On the very day 70 years ago when Israel’s first Prime Minister David Ben-Gurion proclaimed the State of Israel by reading out the Declaration of Independence, some 1000 Montrealers gathered at the Shaar Hashomayim synagogue to celebrate the special anniversary by paying tribute to the Right Honourable Stephen Harper, the former Prime Minister of Canada, for his unflinching support of Israel throughout his political career.
Raquel Benzacar Savatti, chief executive office for Israel Bonds Canada which organized the event, affirmed the importance of such a gathering to highlight Israel’s development and global presence since the state was declared on May 14, 1948. She emphasized that since its creation, Israel Bonds has exceeded expectations of success, noting that sales routinely surpass $1 billion a year. Savatti reiterated the words of Reuven Rivlin, the President of Israel, to emphasize his outspoken appreciation for Israel Bonds and the Jewish diaspora as “necessary pillars for Israel’s development.”
Israel’s Consul-General David Levy also congratulated Israel Bonds for contributing to Israel’s development as a world leader in science and technology, and “proving the skeptics wrong.”
Robert Issenman, co-chair of the event and executive vice-president of Israel Bonds, introduced Harper as an outspoken and peerless defender of freedom and democracy who paved the way to a new era in the relationship between Canada and Israel and praised him as a “fierce critic of anti-semitism.” Issenman asserted that Harper was driven to do what is right rather than what is easy, referring to his speech as Prime Minister in 2014 at the Knesset in Israel when he declared, “Canada supports Israel because it is right to do so, and through fire and water, Canada will stand by you.”

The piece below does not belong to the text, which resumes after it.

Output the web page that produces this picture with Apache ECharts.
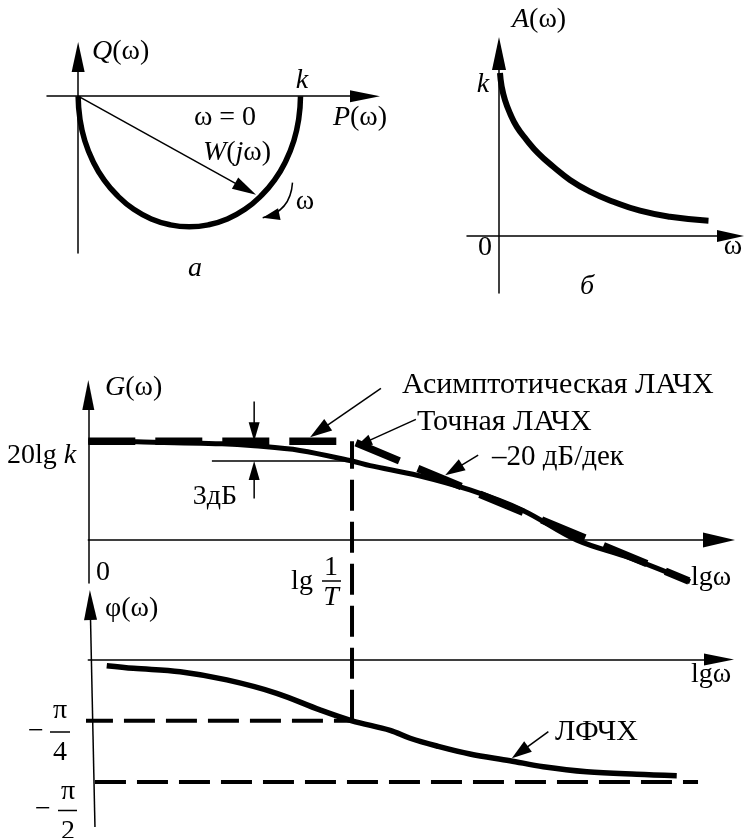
<!DOCTYPE html>
<html>
<head>
<meta charset="utf-8">
<script src="https://cdn.jsdelivr.net/npm/echarts@6/dist/echarts.min.js"></script>
<style>
  html, body { margin: 0; padding: 0; background: #fff; }
  #chart { width: 745px; height: 838px; }
</style>
</head>
<body>
<div id="chart"></div>
<script>
// ---------- а: годограф W(jω), P и Q в долях k ----------
const nyquistP = [0, 0.008, 0.030, 0.067, 0.117, 0.179, 0.250, 0.329, 0.413, 0.500,
                  0.587, 0.671, 0.750, 0.821, 0.883, 0.933, 0.970, 0.992, 1.0];
const nyquistQ = [0, -0.101, -0.199, -0.291, -0.375, -0.446, -0.505, -0.548, -0.574, -0.583,
                  -0.574, -0.548, -0.505, -0.446, -0.375, -0.291, -0.199, -0.101, 0];
const vectorW = [[0, 0], [0.80, -0.44]];
// direction of growing ω: start, end, control point
const omegaTurn = [[0.964, -0.386], [0.830, -0.543], [0.955, -0.516]];

// ---------- б: АЧХ A(ω), A в долях k ----------
const ampOmega = [0.02, 0.054, 0.12, 0.22, 0.354, 0.554, 0.786, 1.086, 1.42, 1.82, 2.286, 2.82, 3.42, 4.19];
const ampA     = [1.0, 0.916, 0.834, 0.753, 0.671, 0.589, 0.507, 0.425, 0.344, 0.272, 0.210, 0.155, 0.118, 0.094];

// ---------- ЛАЧХ G(ω), дБ; абсцисса lgω, декады ----------
const lgCorner = 0.83;   // lg(1/T)
const gainK = 15;        // 20 lg k
const drop3dB = 12;      // 20 lg k − 3 дБ
const asymLg = [0, lgCorner, 1.89];
const asymG  = [gainK, gainK, -6.2];
const exactLg = [0, 0.153, 0.421, 0.522, 0.666, 0.83, 0.887, 1.038, 1.201, 1.368, 1.538, 1.705, 1.894];
const exactG  = [15.0, 14.9, 14.6, 14.3, 13.6, 12.0, 11.3, 9.8, 7.6, 4.5, 0.0, -2.7, -6.3];
const markLg = 0.522;
const dbArrowTop    = [[markLg, 21.0], [markLg, gainK]];
const dbArrowBottom = [[markLg, 6.3], [markLg, drop3dB]];
const dbLevelLine   = [[0.389, drop3dB], [0.817, drop3dB]];
const asymPointer   = [[0.921, 23.0], [0.698, 15.6]];
const exactPointer  = [[1.031, 18.3], [0.843, 14.2]];
const slopePointer  = [[1.227, 12.9], [1.123, 9.85]];

// ---------- ЛФЧХ φ(ω), градусы ----------
const phaseLg  = [0.058, 0.142, 0.289, 0.436, 0.593, 0.729, 0.83, 0.950, 1.013, 1.097, 1.201, 1.327, 1.432, 1.569, 1.726, 1.852];
const phaseDeg = [-4.6, -6.5, -9.0, -15.0, -24.8, -37.0, -45, -52.0, -57.8, -63.5, -69.4, -74.3, -78.7, -82.4, -84.3, -85.3];
const quarterPi = -45, halfPi = -90;
const quarterLine = [[-0.02, quarterPi], [lgCorner, quarterPi]];
const halfLine    = [[0.021, halfPi], [1.919, halfPi]];
const phiAxis     = [[0.021, -123], [0.005, 51]];
const phasePointer = [[1.448, -53.0], [1.333, -72.5]];

const SERIF = '"Liberation Serif", "Times New Roman", serif';
const INK = '#000';
const FS = 28;

const zip = (xs, ys) => xs.map((x, i) => [x, ys[i]]);

function axis(gridIndex, min, max, arrow, show) {
  return {
    type: 'value', gridIndex, min, max,
    axisLine: { show: show !== false, onZero: true, symbol: ['none', 'triangle'],
                symbolSize: arrow, lineStyle: { color: INK, width: 1.5 } },
    axisTick: { show: false }, axisLabel: { show: false }, splitLine: { show: false }
  };
}

function curve(grid, data, width, extra) {
  return Object.assign({
    type: 'line', xAxisIndex: grid, yAxisIndex: grid, data, symbol: 'none',
    clip: false, silent: true, animation: false,
    lineStyle: { color: INK, width, cap: 'butt' }
  }, extra || {});
}

function dashed(grid, data, width, dash, id) {
  return curve(grid, data, width, {
    id, lineStyle: { color: INK, width, type: dash, cap: 'butt', join: 'miter' }
  });
}

// Arrow: thin shaft plus filled head; head = [length, width] in px
function arrow(grid, pts, head, width, curved) {
  return {
    type: 'custom', xAxisIndex: grid, yAxisIndex: grid, clip: false, silent: true,
    data: [pts.flat()],
    renderItem(params, api) {
      const a = api.coord([api.value(0), api.value(1)]);
      const b = api.coord([api.value(2), api.value(3)]);
      let from = a, shaft;
      if (curved) {
        const c = api.coord([api.value(4), api.value(5)]);
        from = c;
        shaft = { type: 'bezierCurve',
                  shape: { x1: a[0], y1: a[1], x2: b[0], y2: b[1], cpx1: c[0], cpy1: c[1] },
                  style: { stroke: INK, fill: null, lineWidth: width } };
      }
      const dx = b[0] - from[0], dy = b[1] - from[1];
      const L = Math.hypot(dx, dy), ux = dx / L, uy = dy / L;
      const bx = b[0] - ux * head[0], by = b[1] - uy * head[0];
      const nx = -uy * head[1] / 2, ny = ux * head[1] / 2;
      if (!curved) {
        shaft = { type: 'line',
                  shape: { x1: a[0], y1: a[1], x2: bx + ux * 2, y2: by + uy * 2 },
                  style: { stroke: INK, lineWidth: width } };
      }
      return { type: 'group', children: [
        shaft,
        { type: 'polygon', shape: { points: [[b[0], b[1]], [bx + nx, by + ny], [bx - nx, by - ny]] },
          style: { fill: INK } }
      ] };
    }
  };
}

function label(text, x, y, align, size) {
  const fs = size || FS;
  return { type: 'text', x, y, silent: true, z: 10,
    style: { text, x: 0, y: 0, fontFamily: SERIF, fontSize: fs, fill: INK,
             align: align || 'center', verticalAlign: 'middle',
             textAlign: align || 'center', textVerticalAlign: 'middle',
             rich: { i: { fontStyle: 'italic', fontFamily: SERIF, fontSize: fs, fill: INK } } } };
}
function bar(x1, x2, y) {
  return { type: 'line', silent: true, shape: { x1, y1: y, x2, y2: y },
           style: { stroke: INK, lineWidth: 1.5 } };
}

const chart = echarts.init(document.getElementById('chart'), null, { renderer: 'canvas' });

const option = {
  animation: false,
  backgroundColor: '#fff',
  grid: [
    { left: 47,   top: 57,   width: 318,   height: 196 },    // а
    { left: 467,  top: 53.5, width: 263.5, height: 239.5 },  // б
    { left: 88.3, top: 395,  width: 630.7, height: 188 },    // ЛАЧХ
    { left: 88.3, top: 605,  width: 630.7, height: 231.6 }   // ЛФЧХ
  ],
  xAxis: [
    axis(0, -0.14, 1.29, [12, 30]),
    axis(1, -0.64, 4.63, [12, 27]),
    axis(2, 0, 1.985, [15, 32]),
    axis(3, 0, 1.985, [12, 30])
  ],
  yAxis: [
    axis(0, -0.70, 0.175, [13, 30]),
    axis(1, -0.35, 1.12, [14, 33]),
    axis(2, -6.5, 22, [12, 30]),
    axis(3, -130, 40, [12, 30], false)
  ],
  series: [
    // а
    curve(0, zip(nyquistP, nyquistQ), 5.5, { smooth: true }),
    arrow(0, vectorW, [24, 13], 1.5),
    arrow(0, omegaTurn, [17, 12], 1.5, true),
    // б
    curve(1, zip(ampOmega, ampA), 6, { smooth: true }),
    // ЛАЧХ
    curve(2, zip(exactLg, exactG), 5, { smooth: 0.35 }),
    dashed(2, zip(asymLg, asymG), 7.5, [47, 20]),
    curve(2, dbLevelLine, 1.5),
    arrow(2, dbArrowTop, [19, 11], 1.5),
    arrow(2, dbArrowBottom, [19, 11], 1.5),
    arrow(2, asymPointer, [22, 14], 1.5),
    arrow(2, exactPointer, [16, 11], 1.5),
    arrow(2, slopePointer, [20, 13], 1.5),
    // ЛФЧХ
    curve(3, zip(phaseLg, phaseDeg), 5.5, { smooth: 0.35 }),
    dashed(3, quarterLine, 4, [31, 11]),
    dashed(3, halfLine, 4, [31, 11]),
    dashed(3, [[lgCorner, quarterPi], [lgCorner, quarterPi]], 4, [31, 11], 'cornerGuide'),
    arrow(3, phiAxis, [30, 13], 1.5),
    arrow(3, phasePointer, [20, 13], 1.5)
  ],
  graphic: { elements: [
    // а
    label('{i|Q}(ω)', 92, 52, 'left'),
    label('{i|k}', 302, 81),
    label('ω = 0', 225, 118),
    label('{i|P}(ω)', 360, 118),
    label('{i|W}({i|j}ω)', 237, 153),
    label('ω', 305, 202),
    label('{i|а}', 195, 269),
    // б
    label('{i|A}(ω)', 512, 20, 'left'),
    label('{i|k}', 483, 85),
    label('0', 485, 248),
    label('ω', 733, 247),
    label('{i|б}', 587, 287),
    // ЛАЧХ
    label('{i|G}(ω)', 105, 388, 'left'),
    label('20lg {i|k}', 7, 456, 'left'),
    label('3дБ', 215, 497),
    label('Асимптотическая ЛАЧХ', 402, 385, 'left', 30),
    label('Точная ЛАЧХ', 417, 422, 'left', 30),
    label('–20 дБ/дек', 492, 457, 'left', 29),
    label('0', 103, 573),
    label('lg', 302, 582),
    label('1', 331, 568),
    bar(322, 341, 581),
    label('{i|T}', 331, 598),
    label('lgω', 711, 578),
    // ЛФЧХ
    label('φ(ω)', 105, 609, 'left'),
    label('lgω', 711, 675),
    label('ЛФЧХ', 555, 732, 'left', 30),
    label('−', 36, 732),
    label('π', 60, 711),
    bar(50, 70, 732),
    label('4', 60, 753),
    label('−', 43, 810),
    label('π', 68, 792),
    bar(58, 77, 810.5),
    label('2', 68, 832)
  ] }
};

chart.setOption(option);

// Guide at lg(1/T): from the 20 lg k level of the ЛАЧХ down to −π/4 of the ЛФЧХ
const cornerPx = chart.convertToPixel({ gridIndex: 2 }, [lgCorner, gainK]);
const cornerInPhase = chart.convertFromPixel({ gridIndex: 3 }, cornerPx);
chart.setOption({ series: [{ id: 'cornerGuide',
  data: [[lgCorner, quarterPi], [lgCorner, cornerInPhase[1]]] }] });
</script>
</body>
</html>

As the former Prime Minister took the floor to a standing ovation, he revealed his reasoning behind his unequivocal support for Israel – despite often being a minority voice amongst international leaders – and provided his insight on the ongoing Israeli-Palestinian conflict. Harper affirmed that the West ha choice to make: “either we stand by our values and interests and support our only unequivocal ally in the Middle East or the greatest threats – from countries and movements that scorn modernity and despise the values of others – will prevent us from carrying on with our daily lives in a free society.”
He went on to say that Israel was the frontline nation in western civilization’s current existential struggle against “Islamist jihadis.” He quoted his father who he said came away with an important lesson from the thirties and the war years. That lesson was “what may begin as attacks on Jews eventually become attacks on everyone.” Harper said that support for Israel was in the interests of all western nations including Canada because the only difference between Israel and us is that ”Israel is closer to the frontlines of the enemies of freedom.” To rousing applause he declared, “Our support for Israel’s right to exist is unwavering, her right to self-defense unequivocal and her right to peaceful recognition unfaltering.”
. The former Prime Minister also discussed the JCPOA agreement to restrict Iran’s nuclear program, denouncing the agreement as a “road map” for Iran to eventually facilitate greater nuclear capacities. He concluded his speech with advice to those in attendance: “never be afraid to take the right position for the state of Israel and never be reluctant to be proud of this position.”
A question and answer session with Murray Dalfen followed his remarks, during which Harper was asked questions pertaining primarily to the Iranian nuclear deal and his stance on the possibility of a two-state solution between Israel and the Palestinians.